LLMs are notoriously bad at all of this. I don't think this will be better in six months.
@varx The Web Platform Tests are a pretty high bar of quality. If you read through them, most of them are about bizarre edge cases that, yes, include security, e.g. https://github.com/w3c/IndexedDB/issues/476
The code is probably awful when it comes to maintenance, reusability, etc., but I'm starting to wonder if any of those values matter anymore.
There are of course exceptions, e.g. a common joke in W3C circles is about the "hit testing spec" that doesn't exist, but WPTs are otherwise pretty exhaustive.

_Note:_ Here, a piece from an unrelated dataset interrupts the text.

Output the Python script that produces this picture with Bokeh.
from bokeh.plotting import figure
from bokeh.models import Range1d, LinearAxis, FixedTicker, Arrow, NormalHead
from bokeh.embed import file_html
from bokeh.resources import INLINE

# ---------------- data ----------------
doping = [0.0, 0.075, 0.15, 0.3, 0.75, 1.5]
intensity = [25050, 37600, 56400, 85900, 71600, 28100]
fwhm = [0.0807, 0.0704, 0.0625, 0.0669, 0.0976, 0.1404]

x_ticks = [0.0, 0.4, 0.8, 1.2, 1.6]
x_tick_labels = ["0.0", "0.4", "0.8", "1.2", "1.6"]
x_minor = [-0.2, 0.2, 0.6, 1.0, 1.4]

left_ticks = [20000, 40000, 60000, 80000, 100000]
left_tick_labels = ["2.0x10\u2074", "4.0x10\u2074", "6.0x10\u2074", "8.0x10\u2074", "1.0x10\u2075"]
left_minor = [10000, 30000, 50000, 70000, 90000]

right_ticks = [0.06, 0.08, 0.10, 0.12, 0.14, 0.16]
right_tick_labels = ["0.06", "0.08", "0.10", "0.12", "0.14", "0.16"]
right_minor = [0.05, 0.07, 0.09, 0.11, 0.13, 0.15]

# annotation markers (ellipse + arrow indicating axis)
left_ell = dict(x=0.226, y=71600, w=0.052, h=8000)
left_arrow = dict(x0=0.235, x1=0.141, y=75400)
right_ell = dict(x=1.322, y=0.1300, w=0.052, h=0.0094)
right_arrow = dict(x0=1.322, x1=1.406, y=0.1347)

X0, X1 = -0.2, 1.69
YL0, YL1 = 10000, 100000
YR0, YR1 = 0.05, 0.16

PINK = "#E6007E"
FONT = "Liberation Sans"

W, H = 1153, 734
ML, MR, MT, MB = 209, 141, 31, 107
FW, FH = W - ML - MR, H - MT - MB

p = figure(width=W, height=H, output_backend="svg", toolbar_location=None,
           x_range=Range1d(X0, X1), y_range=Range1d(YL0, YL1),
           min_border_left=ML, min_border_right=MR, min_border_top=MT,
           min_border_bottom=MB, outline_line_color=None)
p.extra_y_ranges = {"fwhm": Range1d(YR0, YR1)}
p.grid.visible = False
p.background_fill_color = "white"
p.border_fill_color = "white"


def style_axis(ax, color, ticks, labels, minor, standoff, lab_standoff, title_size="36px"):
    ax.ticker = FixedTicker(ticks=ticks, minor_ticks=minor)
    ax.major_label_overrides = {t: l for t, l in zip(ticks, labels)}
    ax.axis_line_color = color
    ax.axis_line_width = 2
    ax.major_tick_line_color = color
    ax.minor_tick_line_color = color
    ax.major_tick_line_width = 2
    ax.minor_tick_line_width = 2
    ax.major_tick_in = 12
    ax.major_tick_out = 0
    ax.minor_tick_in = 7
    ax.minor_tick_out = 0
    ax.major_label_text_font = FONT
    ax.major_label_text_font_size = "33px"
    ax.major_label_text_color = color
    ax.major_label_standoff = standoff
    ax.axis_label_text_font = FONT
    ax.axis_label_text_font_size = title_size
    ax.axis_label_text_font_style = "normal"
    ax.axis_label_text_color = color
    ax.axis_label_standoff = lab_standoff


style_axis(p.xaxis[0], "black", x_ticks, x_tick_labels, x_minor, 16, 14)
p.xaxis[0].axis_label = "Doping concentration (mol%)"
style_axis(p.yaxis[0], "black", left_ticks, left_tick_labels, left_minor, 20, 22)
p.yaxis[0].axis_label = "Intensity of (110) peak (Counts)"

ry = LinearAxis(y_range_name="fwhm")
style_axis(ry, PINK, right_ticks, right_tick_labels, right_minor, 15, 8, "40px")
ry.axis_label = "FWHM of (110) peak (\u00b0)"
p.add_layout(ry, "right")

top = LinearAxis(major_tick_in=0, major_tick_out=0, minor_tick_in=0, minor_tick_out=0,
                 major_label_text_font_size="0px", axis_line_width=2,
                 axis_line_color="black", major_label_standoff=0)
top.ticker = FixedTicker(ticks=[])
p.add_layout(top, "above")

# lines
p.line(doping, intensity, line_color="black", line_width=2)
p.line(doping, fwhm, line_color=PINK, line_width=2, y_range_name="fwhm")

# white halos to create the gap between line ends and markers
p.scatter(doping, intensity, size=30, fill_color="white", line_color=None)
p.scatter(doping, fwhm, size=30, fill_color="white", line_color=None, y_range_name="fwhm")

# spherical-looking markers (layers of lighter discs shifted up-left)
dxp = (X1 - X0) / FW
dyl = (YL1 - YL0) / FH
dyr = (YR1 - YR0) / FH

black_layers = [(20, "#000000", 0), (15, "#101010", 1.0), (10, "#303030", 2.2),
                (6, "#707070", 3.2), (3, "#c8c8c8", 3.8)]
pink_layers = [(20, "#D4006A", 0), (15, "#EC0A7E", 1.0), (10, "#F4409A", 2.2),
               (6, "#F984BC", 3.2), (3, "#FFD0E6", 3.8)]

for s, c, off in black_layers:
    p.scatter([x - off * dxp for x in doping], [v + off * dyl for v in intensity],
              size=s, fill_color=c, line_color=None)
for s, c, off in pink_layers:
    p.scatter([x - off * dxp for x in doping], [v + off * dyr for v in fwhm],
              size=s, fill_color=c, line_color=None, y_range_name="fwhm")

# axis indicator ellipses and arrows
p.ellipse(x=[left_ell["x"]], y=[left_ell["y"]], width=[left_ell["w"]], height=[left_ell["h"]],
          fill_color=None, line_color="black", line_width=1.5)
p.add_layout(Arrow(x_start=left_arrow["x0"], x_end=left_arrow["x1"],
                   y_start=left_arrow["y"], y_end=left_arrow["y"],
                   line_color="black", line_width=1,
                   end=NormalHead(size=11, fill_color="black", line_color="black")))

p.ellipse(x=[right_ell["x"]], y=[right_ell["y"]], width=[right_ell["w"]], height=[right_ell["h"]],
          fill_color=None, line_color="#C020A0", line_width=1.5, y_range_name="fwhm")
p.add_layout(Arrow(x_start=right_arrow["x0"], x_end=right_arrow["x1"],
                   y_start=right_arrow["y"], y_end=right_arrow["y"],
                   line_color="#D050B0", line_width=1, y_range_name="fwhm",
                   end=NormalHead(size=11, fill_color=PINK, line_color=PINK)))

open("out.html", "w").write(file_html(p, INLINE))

Chromium (bug), Gecko (bug), and WebKit (bug) all make transactions inactive during structured serialization of object values. The spec addresses this in the "clone a value" algorithm (see also str...
@nolan I can see companies successfully discarding reusability (as repugnant as that would be), but maintainability isn't something you can escape. That's my bet.
Security also isn't something you can test your way out of. Tests show that the software *does* a thing, rather than that it *doesn't* do a thing. There are such things as security tests but they're usually written with specific implementations in mind, preventing certain kinds of easy mistakes from creeping into the codebase unnoticed. You can't take a set of security tests for one implementation and trust that they'll do anything for another one. (Many are also regression tests for a specific impl, written in retrospect...)
@varx For sure, the test I mentioned above was in response to a known use-after-free in Firefox. That said, I find it interesting that a lot of people seem to be saying, "AI can do _other_ people's job, but the thing I'm a specialist at? No way." This could be construed as a variant of the Gell-Mann amnesia effect (experts can spot the BS) or just cope.
I'm not sure, but I do know that many people at the security company I work for are taking claims like this seriously: https://socket.dev/blog/the-next-open-source-security-race-triage-at-machine-speed
@nolan I mean, I definitely think it can do an awful lot of jobs... badly. :-) The question for me is whether companies are actually OK with that reduction of quality. I'm concerned that they will be, at least in the short to medium term.
I do think that LLMs can often find vulns, and *in the hands of an expert* can assist in securing software. Otherwise it's just a flood of crap, as the article notes.
But coming back to my original question:
Is that code you generated usable?
- Would you feel comfortable if your daily browser used this generated code instead of hand-written? Would you install it on your family's computers?
- If no, what would it take for your answer to change?
@varx If your question is "Can LLMs generate a production-ready browser that I would trust today?" then the answer is obviously no. However, the fact that it can get within spitting distance with a single prompt should give one pause. It's easy to see how this story ends.
More important I think is your first point – "good enough" or "worse is better" has been a defining trait of most software for a long time. I think we can both agree that we'll see a lot of crap software shipped this year. 😆
@nolan I'm not much into betting, but I wonder if you'd like to make a prediction.
What do you think is the probability that six months from now, you would be able to prompt an LLM to create a program with the following constraints?
- Complexity on the order of IndexedDB
- Not reimplementing something that already exists (I have several reasons for this constraint)
- Accordingly, not driven off of a pre-existing test suite
- High enough quality that you would risk your family's privacy and security on it
- Maintainable code (either by human or further LLMs)
- Takes at most a workday for prompting + manual fixups
- API costs of at most $500
Or, how far out do you think it would be before this seems 90% likely to work?
(Feel free to quibble with any of my constraints. I chose those because that's what it would take to impress me.)